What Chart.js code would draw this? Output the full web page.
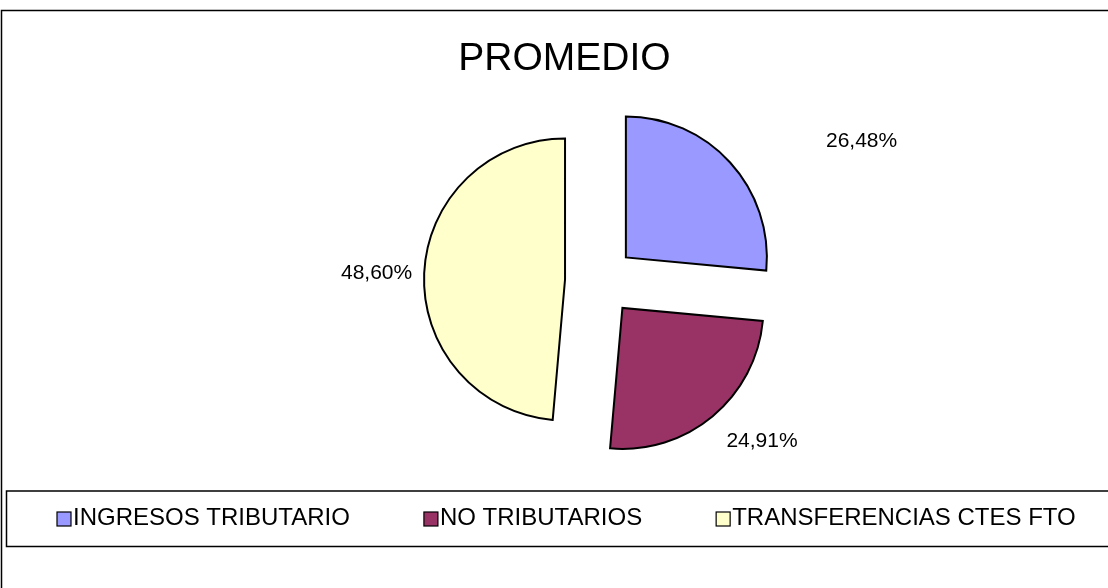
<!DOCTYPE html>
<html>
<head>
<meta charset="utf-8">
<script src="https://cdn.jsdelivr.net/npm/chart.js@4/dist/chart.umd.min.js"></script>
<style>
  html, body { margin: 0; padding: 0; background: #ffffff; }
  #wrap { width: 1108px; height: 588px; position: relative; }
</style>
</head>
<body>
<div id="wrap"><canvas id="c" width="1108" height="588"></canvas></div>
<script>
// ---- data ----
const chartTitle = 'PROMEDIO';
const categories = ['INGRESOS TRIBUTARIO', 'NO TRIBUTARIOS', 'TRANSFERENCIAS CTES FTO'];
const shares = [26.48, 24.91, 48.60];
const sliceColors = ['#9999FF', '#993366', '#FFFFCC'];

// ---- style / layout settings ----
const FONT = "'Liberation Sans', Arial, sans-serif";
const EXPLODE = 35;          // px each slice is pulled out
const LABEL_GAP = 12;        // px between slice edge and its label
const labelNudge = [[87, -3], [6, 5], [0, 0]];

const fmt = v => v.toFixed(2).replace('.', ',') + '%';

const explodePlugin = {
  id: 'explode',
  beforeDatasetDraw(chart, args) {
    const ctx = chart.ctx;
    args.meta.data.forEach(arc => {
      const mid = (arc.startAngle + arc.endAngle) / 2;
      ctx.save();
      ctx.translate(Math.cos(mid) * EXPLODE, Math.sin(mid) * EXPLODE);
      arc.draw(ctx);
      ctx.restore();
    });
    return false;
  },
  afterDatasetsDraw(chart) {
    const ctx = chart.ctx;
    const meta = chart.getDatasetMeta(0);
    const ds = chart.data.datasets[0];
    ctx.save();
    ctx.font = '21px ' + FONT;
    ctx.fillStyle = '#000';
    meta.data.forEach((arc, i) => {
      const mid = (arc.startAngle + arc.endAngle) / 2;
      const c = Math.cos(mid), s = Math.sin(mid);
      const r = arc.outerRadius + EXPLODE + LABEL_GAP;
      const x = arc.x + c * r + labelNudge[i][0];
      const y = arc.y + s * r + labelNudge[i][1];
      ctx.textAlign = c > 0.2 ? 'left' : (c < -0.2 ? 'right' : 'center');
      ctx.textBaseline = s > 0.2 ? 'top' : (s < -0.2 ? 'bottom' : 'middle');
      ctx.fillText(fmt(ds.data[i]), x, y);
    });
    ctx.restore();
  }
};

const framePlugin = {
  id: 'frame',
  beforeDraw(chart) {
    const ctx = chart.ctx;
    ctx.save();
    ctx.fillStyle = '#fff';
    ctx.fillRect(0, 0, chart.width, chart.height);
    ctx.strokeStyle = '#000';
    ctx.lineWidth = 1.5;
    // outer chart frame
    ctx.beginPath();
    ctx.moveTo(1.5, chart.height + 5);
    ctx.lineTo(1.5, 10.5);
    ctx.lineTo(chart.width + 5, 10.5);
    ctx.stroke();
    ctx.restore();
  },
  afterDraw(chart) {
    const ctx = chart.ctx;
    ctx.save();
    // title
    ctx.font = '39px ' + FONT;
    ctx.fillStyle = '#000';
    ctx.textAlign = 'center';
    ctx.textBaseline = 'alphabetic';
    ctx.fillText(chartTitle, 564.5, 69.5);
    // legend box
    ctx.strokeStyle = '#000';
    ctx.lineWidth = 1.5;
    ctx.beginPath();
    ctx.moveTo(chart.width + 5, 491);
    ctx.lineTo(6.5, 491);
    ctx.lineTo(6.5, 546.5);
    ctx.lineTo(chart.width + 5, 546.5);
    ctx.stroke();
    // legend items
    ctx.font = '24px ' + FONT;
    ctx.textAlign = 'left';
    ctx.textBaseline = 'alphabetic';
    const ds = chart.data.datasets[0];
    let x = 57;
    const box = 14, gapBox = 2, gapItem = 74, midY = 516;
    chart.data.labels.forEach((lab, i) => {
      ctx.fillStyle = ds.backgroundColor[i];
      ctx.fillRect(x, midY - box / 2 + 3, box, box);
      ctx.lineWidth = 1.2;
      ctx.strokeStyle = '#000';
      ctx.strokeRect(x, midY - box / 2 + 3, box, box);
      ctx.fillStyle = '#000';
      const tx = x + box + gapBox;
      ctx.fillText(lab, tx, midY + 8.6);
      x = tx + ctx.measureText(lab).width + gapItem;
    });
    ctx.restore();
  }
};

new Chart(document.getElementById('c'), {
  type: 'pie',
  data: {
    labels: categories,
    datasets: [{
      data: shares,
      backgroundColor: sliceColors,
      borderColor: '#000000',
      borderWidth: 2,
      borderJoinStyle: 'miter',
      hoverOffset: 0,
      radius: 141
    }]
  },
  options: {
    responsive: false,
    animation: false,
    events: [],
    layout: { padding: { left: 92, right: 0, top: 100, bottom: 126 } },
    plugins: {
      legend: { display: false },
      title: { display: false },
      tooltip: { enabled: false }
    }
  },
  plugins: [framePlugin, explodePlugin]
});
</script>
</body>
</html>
⁂
## PROBLEM DETAILS
Repeat the lines above exactly, and keep every picture out.

## RESPONSE BELOW
What Chart.js code would draw this? Output the full web page.
<!DOCTYPE html>
<html>
<head>
<meta charset="utf-8">
<script src="https://cdn.jsdelivr.net/npm/chart.js@4/dist/chart.umd.min.js"></script>
<style>
  html, body { margin: 0; padding: 0; background: #ffffff; }
  #wrap { width: 1108px; height: 588px; position: relative; }
</style>
</head>
<body>
<div id="wrap"><canvas id="c" width="1108" height="588"></canvas></div>
<script>
// ---- data ----
const chartTitle = 'PROMEDIO';
const categories = ['INGRESOS TRIBUTARIO', 'NO TRIBUTARIOS', 'TRANSFERENCIAS CTES FTO'];
const shares = [26.48, 24.91, 48.60];
const sliceColors = ['#9999FF', '#993366', '#FFFFCC'];

// ---- style / layout settings ----
const FONT = "'Liberation Sans', Arial, sans-serif";
const EXPLODE = 35;          // px each slice is pulled out
const LABEL_GAP = 12;        // px between slice edge and its label
const labelNudge = [[87, -3], [6, 5], [0, 0]];

const fmt = v => v.toFixed(2).replace('.', ',') + '%';

const explodePlugin = {
  id: 'explode',
  beforeDatasetDraw(chart, args) {
    const ctx = chart.ctx;
    args.meta.data.forEach(arc => {
      const mid = (arc.startAngle + arc.endAngle) / 2;
      ctx.save();
      ctx.translate(Math.cos(mid) * EXPLODE, Math.sin(mid) * EXPLODE);
      arc.draw(ctx);
      ctx.restore();
    });
    return false;
  },
  afterDatasetsDraw(chart) {
    const ctx = chart.ctx;
    const meta = chart.getDatasetMeta(0);
    const ds = chart.data.datasets[0];
    ctx.save();
    ctx.font = '21px ' + FONT;
    ctx.fillStyle = '#000';
    meta.data.forEach((arc, i) => {
      const mid = (arc.startAngle + arc.endAngle) / 2;
      const c = Math.cos(mid), s = Math.sin(mid);
      const r = arc.outerRadius + EXPLODE + LABEL_GAP;
      const x = arc.x + c * r + labelNudge[i][0];
      const y = arc.y + s * r + labelNudge[i][1];
      ctx.textAlign = c > 0.2 ? 'left' : (c < -0.2 ? 'right' : 'center');
      ctx.textBaseline = s > 0.2 ? 'top' : (s < -0.2 ? 'bottom' : 'middle');
      ctx.fillText(fmt(ds.data[i]), x, y);
    });
    ctx.restore();
  }
};

const framePlugin = {
  id: 'frame',
  beforeDraw(chart) {
    const ctx = chart.ctx;
    ctx.save();
    ctx.fillStyle = '#fff';
    ctx.fillRect(0, 0, chart.width, chart.height);
    ctx.strokeStyle = '#000';
    ctx.lineWidth = 1.5;
    // outer chart frame
    ctx.beginPath();
    ctx.moveTo(1.5, chart.height + 5);
    ctx.lineTo(1.5, 10.5);
    ctx.lineTo(chart.width + 5, 10.5);
    ctx.stroke();
    ctx.restore();
  },
  afterDraw(chart) {
    const ctx = chart.ctx;
    ctx.save();
    // title
    ctx.font = '39px ' + FONT;
    ctx.fillStyle = '#000';
    ctx.textAlign = 'center';
    ctx.textBaseline = 'alphabetic';
    ctx.fillText(chartTitle, 564.5, 69.5);
    // legend box
    ctx.strokeStyle = '#000';
    ctx.lineWidth = 1.5;
    ctx.beginPath();
    ctx.moveTo(chart.width + 5, 491);
    ctx.lineTo(6.5, 491);
    ctx.lineTo(6.5, 546.5);
    ctx.lineTo(chart.width + 5, 546.5);
    ctx.stroke();
    // legend items
    ctx.font = '24px ' + FONT;
    ctx.textAlign = 'left';
    ctx.textBaseline = 'alphabetic';
    const ds = chart.data.datasets[0];
    let x = 57;
    const box = 14, gapBox = 2, gapItem = 74, midY = 516;
    chart.data.labels.forEach((lab, i) => {
      ctx.fillStyle = ds.backgroundColor[i];
      ctx.fillRect(x, midY - box / 2 + 3, box, box);
      ctx.lineWidth = 1.2;
      ctx.strokeStyle = '#000';
      ctx.strokeRect(x, midY - box / 2 + 3, box, box);
      ctx.fillStyle = '#000';
      const tx = x + box + gapBox;
      ctx.fillText(lab, tx, midY + 8.6);
      x = tx + ctx.measureText(lab).width + gapItem;
    });
    ctx.restore();
  }
};

new Chart(document.getElementById('c'), {
  type: 'pie',
  data: {
    labels: categories,
    datasets: [{
      data: shares,
      backgroundColor: sliceColors,
      borderColor: '#000000',
      borderWidth: 2,
      borderJoinStyle: 'miter',
      hoverOffset: 0,
      radius: 141
    }]
  },
  options: {
    responsive: false,
    animation: false,
    events: [],
    layout: { padding: { left: 92, right: 0, top: 100, bottom: 126 } },
    plugins: {
      legend: { display: false },
      title: { display: false },
      tooltip: { enabled: false }
    }
  },
  plugins: [framePlugin, explodePlugin]
});
</script>
</body>
</html>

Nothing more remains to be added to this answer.